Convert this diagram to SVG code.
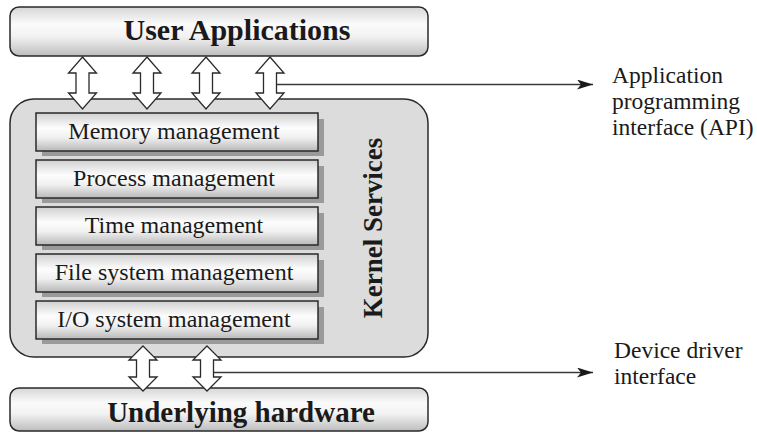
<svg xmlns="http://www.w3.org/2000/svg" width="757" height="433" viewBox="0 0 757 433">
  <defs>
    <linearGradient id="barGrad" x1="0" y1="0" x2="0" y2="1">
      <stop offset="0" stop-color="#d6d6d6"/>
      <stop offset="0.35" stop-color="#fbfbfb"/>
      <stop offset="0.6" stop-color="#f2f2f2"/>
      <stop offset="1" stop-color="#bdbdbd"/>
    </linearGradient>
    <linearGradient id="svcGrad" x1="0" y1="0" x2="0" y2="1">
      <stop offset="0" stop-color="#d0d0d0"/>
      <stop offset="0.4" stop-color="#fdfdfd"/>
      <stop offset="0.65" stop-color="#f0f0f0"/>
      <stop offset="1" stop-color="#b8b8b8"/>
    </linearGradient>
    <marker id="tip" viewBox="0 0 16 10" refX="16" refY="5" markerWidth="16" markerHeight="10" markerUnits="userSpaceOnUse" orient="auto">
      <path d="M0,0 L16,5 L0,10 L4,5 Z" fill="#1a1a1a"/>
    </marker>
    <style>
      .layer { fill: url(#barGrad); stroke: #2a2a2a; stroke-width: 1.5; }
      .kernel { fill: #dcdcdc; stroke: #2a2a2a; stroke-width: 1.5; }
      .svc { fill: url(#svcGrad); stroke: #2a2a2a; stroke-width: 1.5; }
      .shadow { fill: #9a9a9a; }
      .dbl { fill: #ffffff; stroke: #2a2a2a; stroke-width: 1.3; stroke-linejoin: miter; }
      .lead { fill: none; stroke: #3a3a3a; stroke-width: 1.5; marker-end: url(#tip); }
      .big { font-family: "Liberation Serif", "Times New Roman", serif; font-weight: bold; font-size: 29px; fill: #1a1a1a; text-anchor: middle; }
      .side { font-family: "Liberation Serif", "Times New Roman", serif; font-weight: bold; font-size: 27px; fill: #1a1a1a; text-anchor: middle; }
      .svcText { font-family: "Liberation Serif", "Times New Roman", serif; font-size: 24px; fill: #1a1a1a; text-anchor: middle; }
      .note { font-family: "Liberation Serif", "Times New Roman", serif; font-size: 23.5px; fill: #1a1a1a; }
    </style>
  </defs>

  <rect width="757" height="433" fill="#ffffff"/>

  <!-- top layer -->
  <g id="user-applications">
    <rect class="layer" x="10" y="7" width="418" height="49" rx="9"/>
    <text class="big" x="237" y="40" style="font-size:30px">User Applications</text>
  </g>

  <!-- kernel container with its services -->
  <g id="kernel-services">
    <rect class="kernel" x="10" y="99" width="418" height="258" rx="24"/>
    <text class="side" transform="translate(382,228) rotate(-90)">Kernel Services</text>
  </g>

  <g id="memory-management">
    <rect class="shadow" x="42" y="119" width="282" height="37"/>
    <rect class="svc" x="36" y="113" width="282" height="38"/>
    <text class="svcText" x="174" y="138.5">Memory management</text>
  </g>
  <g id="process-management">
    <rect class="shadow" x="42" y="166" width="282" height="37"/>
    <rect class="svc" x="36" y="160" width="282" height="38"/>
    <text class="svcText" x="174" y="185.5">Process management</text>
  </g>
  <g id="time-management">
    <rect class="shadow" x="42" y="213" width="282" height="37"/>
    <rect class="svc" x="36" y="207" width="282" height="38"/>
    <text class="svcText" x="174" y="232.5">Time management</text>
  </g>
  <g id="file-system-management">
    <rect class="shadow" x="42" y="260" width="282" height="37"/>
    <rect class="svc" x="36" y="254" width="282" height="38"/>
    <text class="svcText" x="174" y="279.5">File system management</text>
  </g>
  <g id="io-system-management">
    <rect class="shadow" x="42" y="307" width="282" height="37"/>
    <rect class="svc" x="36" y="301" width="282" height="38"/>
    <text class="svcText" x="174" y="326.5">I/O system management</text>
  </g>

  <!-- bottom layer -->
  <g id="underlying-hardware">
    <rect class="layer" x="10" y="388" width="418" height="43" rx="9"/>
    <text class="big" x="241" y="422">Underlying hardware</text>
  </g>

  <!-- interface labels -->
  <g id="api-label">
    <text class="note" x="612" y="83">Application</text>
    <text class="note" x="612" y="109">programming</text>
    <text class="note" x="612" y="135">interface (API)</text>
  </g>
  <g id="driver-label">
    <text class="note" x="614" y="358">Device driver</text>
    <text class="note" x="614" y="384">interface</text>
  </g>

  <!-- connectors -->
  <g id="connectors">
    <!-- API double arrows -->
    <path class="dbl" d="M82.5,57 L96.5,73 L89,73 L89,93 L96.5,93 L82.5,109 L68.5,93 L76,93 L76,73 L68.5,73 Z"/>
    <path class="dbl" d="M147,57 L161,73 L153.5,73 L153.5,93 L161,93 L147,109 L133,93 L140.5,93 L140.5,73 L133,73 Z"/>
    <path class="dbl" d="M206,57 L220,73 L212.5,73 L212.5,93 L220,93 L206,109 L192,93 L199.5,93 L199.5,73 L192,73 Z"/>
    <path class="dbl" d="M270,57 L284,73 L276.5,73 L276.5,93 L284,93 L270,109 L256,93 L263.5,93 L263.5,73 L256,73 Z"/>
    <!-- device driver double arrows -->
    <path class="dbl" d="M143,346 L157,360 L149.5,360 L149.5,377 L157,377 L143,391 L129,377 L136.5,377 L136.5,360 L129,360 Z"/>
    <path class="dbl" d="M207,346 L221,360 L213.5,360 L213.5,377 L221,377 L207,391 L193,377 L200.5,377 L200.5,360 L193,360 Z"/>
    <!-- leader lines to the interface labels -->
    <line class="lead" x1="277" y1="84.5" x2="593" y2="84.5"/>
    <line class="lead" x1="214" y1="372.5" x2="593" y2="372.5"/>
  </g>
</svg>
....
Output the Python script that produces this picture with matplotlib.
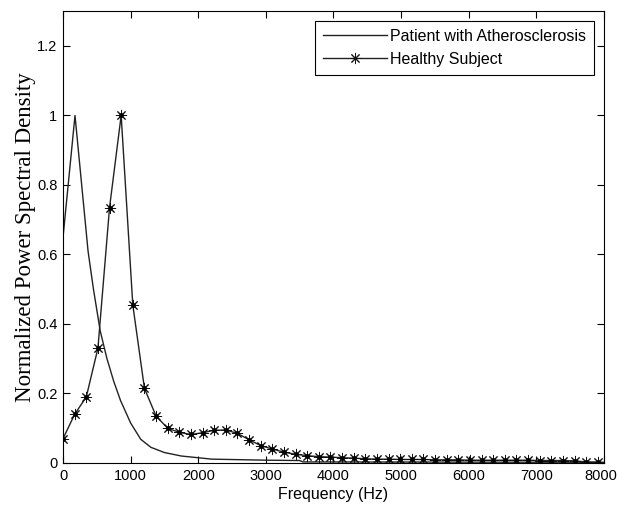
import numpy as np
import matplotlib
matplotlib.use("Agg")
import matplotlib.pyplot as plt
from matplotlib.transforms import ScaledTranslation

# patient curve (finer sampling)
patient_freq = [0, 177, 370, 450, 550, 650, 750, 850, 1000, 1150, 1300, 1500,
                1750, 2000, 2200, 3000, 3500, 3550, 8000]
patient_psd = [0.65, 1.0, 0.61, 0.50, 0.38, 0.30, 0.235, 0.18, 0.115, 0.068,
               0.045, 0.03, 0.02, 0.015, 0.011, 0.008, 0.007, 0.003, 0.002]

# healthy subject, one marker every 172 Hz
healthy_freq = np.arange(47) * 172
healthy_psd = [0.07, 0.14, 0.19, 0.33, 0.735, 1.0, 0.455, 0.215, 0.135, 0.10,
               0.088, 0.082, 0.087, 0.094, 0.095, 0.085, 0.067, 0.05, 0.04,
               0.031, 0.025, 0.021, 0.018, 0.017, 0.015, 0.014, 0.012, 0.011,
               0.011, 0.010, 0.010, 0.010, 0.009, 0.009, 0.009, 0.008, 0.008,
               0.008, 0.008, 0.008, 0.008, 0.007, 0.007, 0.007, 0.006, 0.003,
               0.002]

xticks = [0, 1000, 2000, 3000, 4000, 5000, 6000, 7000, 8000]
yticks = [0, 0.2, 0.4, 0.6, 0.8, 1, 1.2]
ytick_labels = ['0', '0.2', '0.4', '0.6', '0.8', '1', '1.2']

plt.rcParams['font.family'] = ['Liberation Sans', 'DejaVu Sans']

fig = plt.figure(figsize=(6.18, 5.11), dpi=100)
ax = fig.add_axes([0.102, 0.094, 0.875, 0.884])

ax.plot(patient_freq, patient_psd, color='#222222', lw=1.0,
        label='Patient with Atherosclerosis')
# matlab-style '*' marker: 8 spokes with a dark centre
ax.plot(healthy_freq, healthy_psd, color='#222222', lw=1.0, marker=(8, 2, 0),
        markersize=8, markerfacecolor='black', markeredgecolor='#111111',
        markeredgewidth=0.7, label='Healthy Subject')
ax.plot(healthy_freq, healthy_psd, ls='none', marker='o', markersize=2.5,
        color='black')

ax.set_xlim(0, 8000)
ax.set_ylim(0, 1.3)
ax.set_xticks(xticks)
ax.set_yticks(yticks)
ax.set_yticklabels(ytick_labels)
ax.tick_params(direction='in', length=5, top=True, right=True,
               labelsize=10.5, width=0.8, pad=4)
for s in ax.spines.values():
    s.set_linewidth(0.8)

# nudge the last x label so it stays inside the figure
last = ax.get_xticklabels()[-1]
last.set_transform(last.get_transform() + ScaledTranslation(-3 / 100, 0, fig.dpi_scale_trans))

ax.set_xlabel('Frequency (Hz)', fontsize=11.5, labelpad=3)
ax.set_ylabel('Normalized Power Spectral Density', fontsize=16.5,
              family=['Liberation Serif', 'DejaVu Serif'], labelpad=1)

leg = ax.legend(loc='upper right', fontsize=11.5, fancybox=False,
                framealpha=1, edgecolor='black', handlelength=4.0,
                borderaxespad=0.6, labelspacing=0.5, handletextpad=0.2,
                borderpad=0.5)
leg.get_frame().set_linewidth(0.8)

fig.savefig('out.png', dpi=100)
....
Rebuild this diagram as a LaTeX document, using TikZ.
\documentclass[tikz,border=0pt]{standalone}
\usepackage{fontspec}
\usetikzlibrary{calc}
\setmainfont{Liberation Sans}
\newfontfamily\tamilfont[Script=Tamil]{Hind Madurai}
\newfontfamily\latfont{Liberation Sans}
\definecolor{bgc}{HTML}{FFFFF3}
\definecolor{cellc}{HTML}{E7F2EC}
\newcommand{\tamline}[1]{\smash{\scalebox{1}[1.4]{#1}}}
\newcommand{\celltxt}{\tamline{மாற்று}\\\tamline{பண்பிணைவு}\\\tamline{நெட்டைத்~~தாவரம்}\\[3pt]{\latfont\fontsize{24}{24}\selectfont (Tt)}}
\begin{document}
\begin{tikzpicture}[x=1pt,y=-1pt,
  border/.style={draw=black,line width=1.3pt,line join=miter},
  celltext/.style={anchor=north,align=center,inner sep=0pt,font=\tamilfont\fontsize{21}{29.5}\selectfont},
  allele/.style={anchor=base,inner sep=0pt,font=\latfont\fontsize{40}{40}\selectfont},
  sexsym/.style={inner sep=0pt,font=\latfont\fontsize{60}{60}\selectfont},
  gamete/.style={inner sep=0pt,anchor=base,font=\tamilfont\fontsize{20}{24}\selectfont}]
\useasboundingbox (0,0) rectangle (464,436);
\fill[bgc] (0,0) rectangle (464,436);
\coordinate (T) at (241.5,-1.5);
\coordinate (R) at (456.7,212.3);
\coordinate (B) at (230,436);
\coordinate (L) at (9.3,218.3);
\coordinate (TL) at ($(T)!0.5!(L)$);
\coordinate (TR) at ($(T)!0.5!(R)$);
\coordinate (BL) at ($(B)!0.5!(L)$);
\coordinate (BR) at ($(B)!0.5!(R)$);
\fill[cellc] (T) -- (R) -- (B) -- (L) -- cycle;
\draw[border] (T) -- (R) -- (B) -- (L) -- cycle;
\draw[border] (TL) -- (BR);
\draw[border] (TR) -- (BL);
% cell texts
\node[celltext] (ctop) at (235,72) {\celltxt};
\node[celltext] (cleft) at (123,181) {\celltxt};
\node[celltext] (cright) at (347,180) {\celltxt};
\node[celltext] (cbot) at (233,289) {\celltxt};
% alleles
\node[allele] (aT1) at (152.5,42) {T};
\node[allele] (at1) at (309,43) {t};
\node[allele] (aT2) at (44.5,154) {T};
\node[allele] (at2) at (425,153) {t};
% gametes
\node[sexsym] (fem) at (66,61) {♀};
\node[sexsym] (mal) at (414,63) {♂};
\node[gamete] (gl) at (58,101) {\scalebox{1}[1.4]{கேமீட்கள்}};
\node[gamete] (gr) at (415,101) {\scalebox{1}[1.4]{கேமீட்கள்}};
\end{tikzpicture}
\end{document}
....
Would you restate, exactly and with no pictures, the lines of the entries above from the one containing "Output the Python" through the one containing "color='black')"?

Output the Python script that produces this picture with matplotlib.
import numpy as np
import matplotlib
matplotlib.use("Agg")
import matplotlib.pyplot as plt
from matplotlib.transforms import ScaledTranslation

# patient curve (finer sampling)
patient_freq = [0, 177, 370, 450, 550, 650, 750, 850, 1000, 1150, 1300, 1500,
                1750, 2000, 2200, 3000, 3500, 3550, 8000]
patient_psd = [0.65, 1.0, 0.61, 0.50, 0.38, 0.30, 0.235, 0.18, 0.115, 0.068,
               0.045, 0.03, 0.02, 0.015, 0.011, 0.008, 0.007, 0.003, 0.002]

# healthy subject, one marker every 172 Hz
healthy_freq = np.arange(47) * 172
healthy_psd = [0.07, 0.14, 0.19, 0.33, 0.735, 1.0, 0.455, 0.215, 0.135, 0.10,
               0.088, 0.082, 0.087, 0.094, 0.095, 0.085, 0.067, 0.05, 0.04,
               0.031, 0.025, 0.021, 0.018, 0.017, 0.015, 0.014, 0.012, 0.011,
               0.011, 0.010, 0.010, 0.010, 0.009, 0.009, 0.009, 0.008, 0.008,
               0.008, 0.008, 0.008, 0.008, 0.007, 0.007, 0.007, 0.006, 0.003,
               0.002]

xticks = [0, 1000, 2000, 3000, 4000, 5000, 6000, 7000, 8000]
yticks = [0, 0.2, 0.4, 0.6, 0.8, 1, 1.2]
ytick_labels = ['0', '0.2', '0.4', '0.6', '0.8', '1', '1.2']

plt.rcParams['font.family'] = ['Liberation Sans', 'DejaVu Sans']

fig = plt.figure(figsize=(6.18, 5.11), dpi=100)
ax = fig.add_axes([0.102, 0.094, 0.875, 0.884])

ax.plot(patient_freq, patient_psd, color='#222222', lw=1.0,
        label='Patient with Atherosclerosis')
# matlab-style '*' marker: 8 spokes with a dark centre
ax.plot(healthy_freq, healthy_psd, color='#222222', lw=1.0, marker=(8, 2, 0),
        markersize=8, markerfacecolor='black', markeredgecolor='#111111',
        markeredgewidth=0.7, label='Healthy Subject')
ax.plot(healthy_freq, healthy_psd, ls='none', marker='o', markersize=2.5,
        color='black')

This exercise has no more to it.